WRITTEN TASK>
Leave out the pictures and transcribe everything else exactly.

SUPPLIED INFORMATION>
>> Begin

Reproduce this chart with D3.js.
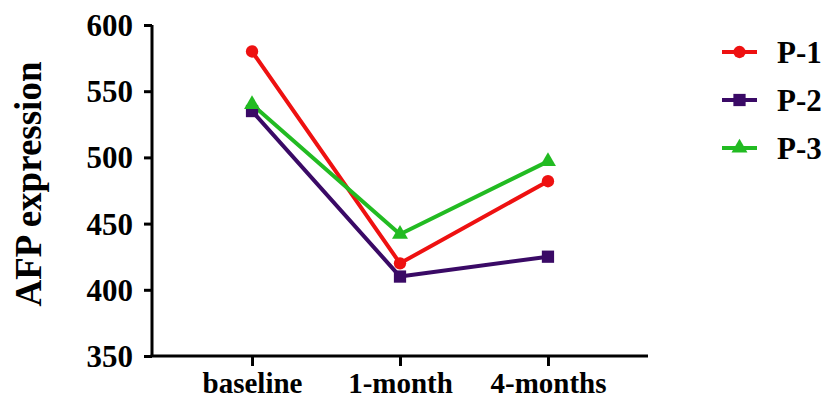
<!DOCTYPE html>
<html><head><meta charset="utf-8">
<script src="https://cdn.jsdelivr.net/npm/d3@7"></script>
<style>
html,body{margin:0;padding:0;background:#fff;}
</style></head>
<body><svg id="c" width="823" height="398"></svg>
<script>
const categories = ["baseline", "1-month", "4-months"];
const seriesNames = ["P-1", "P-2", "P-3"];
const p1 = [580, 420, 482];
const p2 = [535, 410, 425];
const p3 = [540, 442, 497];
const yTicks = [350, 400, 450, 500, 550, 600];
const colors = ["#ee1111", "#3a0a66", "#22bb22"];
const symbols = [d3.symbolCircle, d3.symbolSquare, d3.symbolTriangle];
const symSizes = [120, 150, 110];
const FONT = "Liberation Serif";

const series = [p1, p2, p3].map((v, i) => ({name: seriesNames[i], values: v, color: colors[i], symbol: symbols[i], size: symSizes[i]}));

const svg = d3.select("#c");
const x = d3.scalePoint().domain(categories).range([152, 648]).padding(0.676);
const y = d3.scaleLinear().domain([350, 600]).range([356, 25]);

// y axis
const ya = svg.append("g").attr("transform", "translate(152,0)")
  .call(d3.axisLeft(y).tickValues(yTicks).tickSize(8).tickPadding(11).tickSizeOuter(0));
ya.select(".domain").attr("stroke", "#000").attr("stroke-width", 3).attr("d", "M0,356V25");
ya.selectAll(".tick line").attr("stroke", "#000").attr("stroke-width", 3);
ya.selectAll(".tick text").attr("font-family", FONT).attr("font-weight", "bold").attr("font-size", 31).attr("fill", "#000").attr("dy", "0.34em");

// x axis
const xa = svg.append("g").attr("transform", "translate(0,356)")
  .call(d3.axisBottom(x).tickSize(10).tickPadding(6).tickSizeOuter(0));
xa.select(".domain").attr("stroke", "#000").attr("stroke-width", 3).attr("d", "M150.5,0H648");
xa.selectAll(".tick line").attr("stroke", "#000").attr("stroke-width", 3);
xa.selectAll(".tick text").attr("font-family", FONT).attr("font-weight", "bold").attr("font-size", 29).attr("fill", "#000").attr("dy", "0.71em");

// y title
svg.append("text").attr("transform", "translate(41,184) rotate(-90)")
  .attr("text-anchor", "middle").attr("font-family", FONT).attr("font-weight", "bold")
  .attr("font-size", 37).attr("fill", "#000").text("AFP expression");

const line = d3.line().x((d, i) => x(categories[i])).y(d => y(d));
series.forEach(s => {
  svg.append("path").attr("d", line(s.values)).attr("fill", "none")
    .attr("stroke", s.color).attr("stroke-width", 4).attr("stroke-linejoin", "round");
});
series.forEach(s => {
  svg.selectAll(null).data(s.values).enter().append("path")
    .attr("d", d3.symbol().type(s.symbol).size(s.size))
    .attr("transform", (d, i) => `translate(${x(categories[i])},${y(d)})`)
    .attr("fill", s.color);
});

// legend
const lg = svg.append("g");
series.forEach((s, i) => {
  const cy = 52 + i * 48;
  lg.append("line").attr("x1", 722).attr("x2", 757).attr("y1", cy).attr("y2", cy)
    .attr("stroke", s.color).attr("stroke-width", 4);
  lg.append("path").attr("d", d3.symbol().type(s.symbol).size(s.size))
    .attr("transform", `translate(739.5,${cy})`).attr("fill", s.color);
  lg.append("text").attr("x", 777).attr("y", cy).attr("dy", "0.35em")
    .attr("font-family", FONT).attr("font-weight", "bold").attr("fill", "#000")
    .attr("font-size", 31).text(s.name);
});
</script></body></html>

>> End

IN RESPONSE>
Reproduce this chart with D3.js.
<!DOCTYPE html>
<html><head><meta charset="utf-8">
<script src="https://cdn.jsdelivr.net/npm/d3@7"></script>
<style>
html,body{margin:0;padding:0;background:#fff;}
</style></head>
<body><svg id="c" width="823" height="398"></svg>
<script>
const categories = ["baseline", "1-month", "4-months"];
const seriesNames = ["P-1", "P-2", "P-3"];
const p1 = [580, 420, 482];
const p2 = [535, 410, 425];
const p3 = [540, 442, 497];
const yTicks = [350, 400, 450, 500, 550, 600];
const colors = ["#ee1111", "#3a0a66", "#22bb22"];
const symbols = [d3.symbolCircle, d3.symbolSquare, d3.symbolTriangle];
const symSizes = [120, 150, 110];
const FONT = "Liberation Serif";

const series = [p1, p2, p3].map((v, i) => ({name: seriesNames[i], values: v, color: colors[i], symbol: symbols[i], size: symSizes[i]}));

const svg = d3.select("#c");
const x = d3.scalePoint().domain(categories).range([152, 648]).padding(0.676);
const y = d3.scaleLinear().domain([350, 600]).range([356, 25]);

// y axis
const ya = svg.append("g").attr("transform", "translate(152,0)")
  .call(d3.axisLeft(y).tickValues(yTicks).tickSize(8).tickPadding(11).tickSizeOuter(0));
ya.select(".domain").attr("stroke", "#000").attr("stroke-width", 3).attr("d", "M0,356V25");
ya.selectAll(".tick line").attr("stroke", "#000").attr("stroke-width", 3);
ya.selectAll(".tick text").attr("font-family", FONT).attr("font-weight", "bold").attr("font-size", 31).attr("fill", "#000").attr("dy", "0.34em");

// x axis
const xa = svg.append("g").attr("transform", "translate(0,356)")
  .call(d3.axisBottom(x).tickSize(10).tickPadding(6).tickSizeOuter(0));
xa.select(".domain").attr("stroke", "#000").attr("stroke-width", 3).attr("d", "M150.5,0H648");
xa.selectAll(".tick line").attr("stroke", "#000").attr("stroke-width", 3);
xa.selectAll(".tick text").attr("font-family", FONT).attr("font-weight", "bold").attr("font-size", 29).attr("fill", "#000").attr("dy", "0.71em");

// y title
svg.append("text").attr("transform", "translate(41,184) rotate(-90)")
  .attr("text-anchor", "middle").attr("font-family", FONT).attr("font-weight", "bold")
  .attr("font-size", 37).attr("fill", "#000").text("AFP expression");

const line = d3.line().x((d, i) => x(categories[i])).y(d => y(d));
series.forEach(s => {
  svg.append("path").attr("d", line(s.values)).attr("fill", "none")
    .attr("stroke", s.color).attr("stroke-width", 4).attr("stroke-linejoin", "round");
});
series.forEach(s => {
  svg.selectAll(null).data(s.values).enter().append("path")
    .attr("d", d3.symbol().type(s.symbol).size(s.size))
    .attr("transform", (d, i) => `translate(${x(categories[i])},${y(d)})`)
    .attr("fill", s.color);
});

// legend
const lg = svg.append("g");
series.forEach((s, i) => {
  const cy = 52 + i * 48;
  lg.append("line").attr("x1", 722).attr("x2", 757).attr("y1", cy).attr("y2", cy)
    .attr("stroke", s.color).attr("stroke-width", 4);
  lg.append("path").attr("d", d3.symbol().type(s.symbol).size(s.size))
    .attr("transform", `translate(739.5,${cy})`).attr("fill", s.color);
  lg.append("text").attr("x", 777).attr("y", cy).attr("dy", "0.35em")
    .attr("font-family", FONT).attr("font-weight", "bold").attr("fill", "#000")
    .attr("font-size", 31).text(s.name);
});
</script></body></html>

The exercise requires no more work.